Saya yakin hampir bila semua orang ditanya arti kata kaya, maka
mereka akan mengubungkannya dengan hal-hal yang terkait dengan materi.
Kaya berarti memiliki materi berlimpah lebih dari kebutuhan, kaya
diartikan dengan memiliki rumah mewah, mobil lebih dari satu, Kaya
berarti bisa memenuhi secara melimpah kebutuhan tersier-nya. Tapi
benarkah demikian?
Tapi justru itulah menariknya! Ketika kita justru mencoba membalik
paradigma kita, jangan-jangan persepsi kita akan sebuah kekayaan, pelan
tapi pasti menuju kepada definisi yang akan menjebak kita untuk lama
kelamaan semakin membuat kita melihat sesuatu secara keliru. Karena bagi
paradigma sebagian besar kita tentunya, akan membuat definisi
sederhana, bahwa hidup sebaiknya kaya, ketika kaya berarti memiliki
harta lebih, maka kesimpulan sederhananya adalah hidup untuk menumpuk
harta berlebih agar bisa baik adalah lebih baik. Hmm,.. mengkhawatirkan
memang..
Sehingga ada baiknya kita tetap berupaya mempertanyakan paradigma
mainstream itu, berangkat dari pemahaman bahwa apa yang sudah
direnungkan para budayawan sesepuh Jawa waktu itu adalah sesuatu yang
seharusnya. Bahwa betul memang, hidup sebaiknya kaya, tapi kaya tidak
selalu berimplikasi pada memiliki harta, nah! Sehingga kalimat
sederhananya adalah Kaya Tanpa Harta,.. Sugih Tanpa Banda…
Kalau sifat kaya tidak selalu berkonotasi kepada kepemilikan harta,
lalu apakah definisi kaya secara umum?

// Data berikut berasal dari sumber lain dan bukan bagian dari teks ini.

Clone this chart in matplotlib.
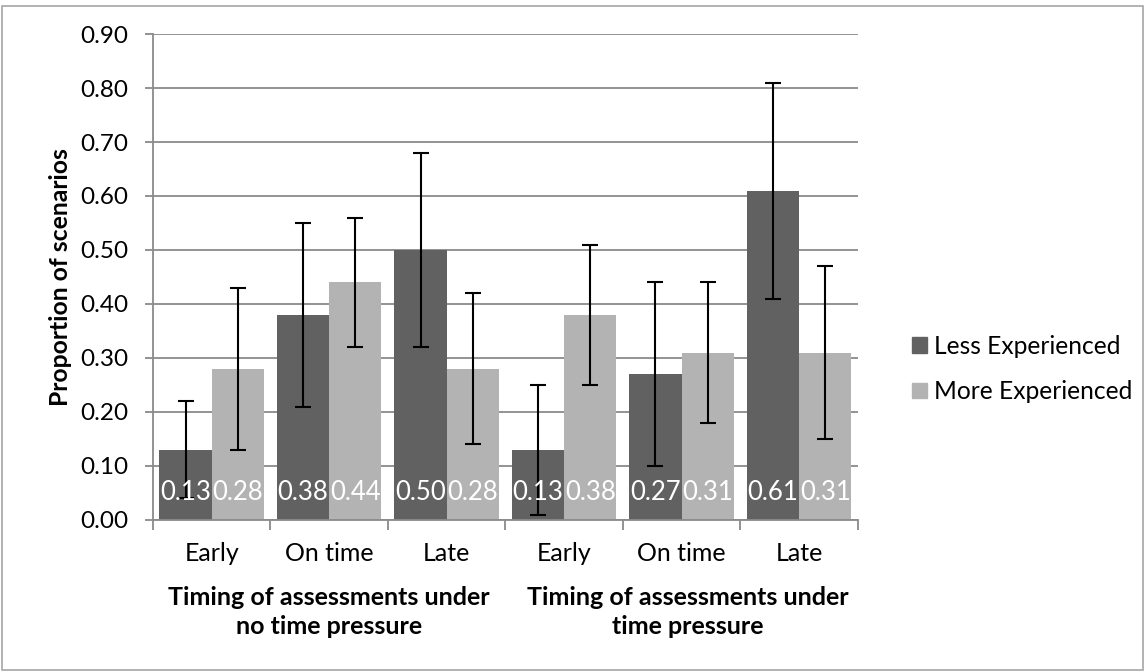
import numpy as np
import matplotlib.pyplot as plt
from matplotlib.patches import Patch, Rectangle

plt.rcParams['font.family'] = ['Lato', 'DejaVu Sans']

# timing categories, two blocks of three
categories = ["Early", "On time", "Late", "Early", "On time", "Late"]
groups = ["Timing of assessments under\nno time pressure",
          "Timing of assessments under\ntime pressure"]

less_exp = [0.13, 0.38, 0.50, 0.13, 0.27, 0.61]
more_exp = [0.28, 0.44, 0.28, 0.38, 0.31, 0.31]
less_err = [0.09, 0.17, 0.18, 0.12, 0.17, 0.20]
more_err = [0.15, 0.12, 0.14, 0.13, 0.13, 0.16]

dark = "#616161"
light = "#b3b3b3"
axis_grey = "#8a8a8a"

fig = plt.figure(figsize=(11.45, 6.72), dpi=100)
ax = fig.add_axes([0.1336, 0.2262, 0.6156, 0.7232])

x = np.arange(len(categories))
w = 0.445
ax.bar(x - w / 2, less_exp, w, color=dark, zorder=2)
ax.bar(x + w / 2, more_exp, w, color=light, zorder=2)
ax.errorbar(x - w / 2, less_exp, yerr=less_err, fmt="none", ecolor="black",
            elinewidth=1.5, capsize=6, capthick=1.5, zorder=3)
ax.errorbar(x + w / 2, more_exp, yerr=more_err, fmt="none", ecolor="black",
            elinewidth=1.5, capsize=6, capthick=1.5, zorder=3)

# value labels sit near the base of each bar
for xi, v in zip(x - w / 2, less_exp):
    ax.text(xi, 0.05, f"{v:.2f}", color="white", ha="center", va="center",
            fontsize=18.5, zorder=4)
for xi, v in zip(x + w / 2, more_exp):
    ax.text(xi, 0.05, f"{v:.2f}", color="white", ha="center", va="center",
            fontsize=18.5, zorder=4)

ax.set_xlim(-0.5, len(categories) - 0.5)
ax.set_ylim(0, 0.9)
ax.set_yticks(np.arange(0, 0.91, 0.1))
ax.set_yticklabels([f"{t:.2f}" for t in np.arange(0, 0.91, 0.1)], fontsize=17.5)
ax.yaxis.grid(True, color=axis_grey, linewidth=1.3, zorder=0)
ax.tick_params(axis="y", length=6, color=axis_grey, width=1.3, pad=12)

# category ticks at boundaries, labels centred under each pair
ax.set_xticks(np.arange(-0.5, len(categories) + 0.5, 1))
ax.set_xticklabels([])
ax.set_xticks(x, minor=True)
ax.set_xticklabels(categories, minor=True, fontsize=18)
ax.tick_params(axis="x", which="major", length=7, color=axis_grey, width=1.3)
ax.tick_params(axis="x", which="minor", length=0, pad=16)

for s in ["top", "right"]:
    ax.spines[s].set_visible(False)
for s in ["left", "bottom"]:
    ax.spines[s].set_color(axis_grey)
    ax.spines[s].set_linewidth(1.3)

ax.set_ylabel("Proportion of scenarios", fontsize=17.8, fontweight="bold", labelpad=6)

for gi, label in enumerate(groups):
    ax.text(1 + 3 * gi + 0.05 * gi, -0.135, label, transform=ax.get_xaxis_transform(),
            ha="center", va="top", fontsize=18, fontweight="bold", linespacing=1.35)

handles = [Patch(color=dark, label="Less Experienced"),
           Patch(color=light, label="More Experienced")]
fig.legend(handles=handles, loc="center left", bbox_to_anchor=(0.7965, 0.451),
           frameon=False, fontsize=17.7, handlelength=0.6, handleheight=0.6,
           handletextpad=0.3, labelspacing=0.9, borderpad=0, borderaxespad=0)

fig.patches.append(Rectangle((0.002, 0.003), 0.996, 0.988, transform=fig.transFigure,
                             fill=False, edgecolor="#a6a6a6", linewidth=1.2))

fig.savefig("out.png", dpi=100)
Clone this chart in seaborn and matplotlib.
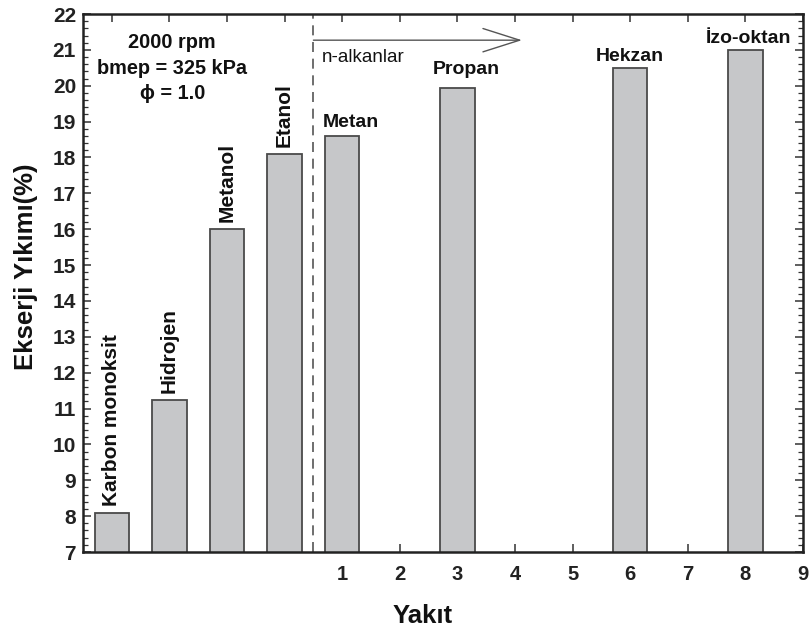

Ada sebuah pendapat yang selama
ini menjadi pemahaman saya, dan juga terasa pas bagi logika di kepala
saya, yaitu bahwa sifat kaya akan terjadi ketika kita bisa memenuhi
setiap kebutuhan kita. Disinilah kuncinya! Ada kebutuhan di sana. Maslow
boleh saja berpendapat tentang “Five Human Basic Needs”, dan hal itu
menurut saya memang sesuatu yang penting untuk memahami orang lain, tapi
ketika kita memahami diri kita, justru seharusnya kita mampu melihat
bahwa kebutuhan bagi masing-masing diri kita adalah pilihan. Dan jangan
lupa, kemampuan untuk memilih, menurut Covey, termasuk dalam anugrah
manusiawi yang paling mendasar.
Karena saat ini, kebebasan manusia akan memilih sepertinya
terdistorsi ketika definisi ‘kebutuhan’ bagi sebagian besar dari kita,
terganggu oleh nafsu yang bernama ‘keinginan’. Sehingga bila definisi
kaya adalah ‘bisa memenuhi semua kebutuhan’, kelompok ini akan
mengaburkannya dengan definisi ‘bisa memenuhi semua keinginan’. Inilah
yang kemudian membawa terminologi kaya pada hal-hal yang bersifat
materi. Karena tidak bisa dipungkiri bahwa sebagian besar kita melihat
materi sebagai ‘keinginan’ yang utama.
Dan bila itu kita kembalikan pada kearifan “Sugih Tanpa Banda”,
kembali saya harus takjub ketika menyadari bahwa bahwa kalimat ini, oleh
penglihatan saya memberi sebuah pencerahan bukan pada bagaimana kita
mencari-cari kalau kaya tanpa memiliki harta itu bagaimana, tapi justru
kembali kepada masing-masing diri kita untuk dapat membuat garis tebal
yang jelas antara apa sebenarnya kebutuhan kita dan apa sebenarnya
keinginan kita. Dan untuk kaya, sebenarnya yang perlu kita lakukan
adalah (sekedar) mampu memenuhi kebutuhan kita.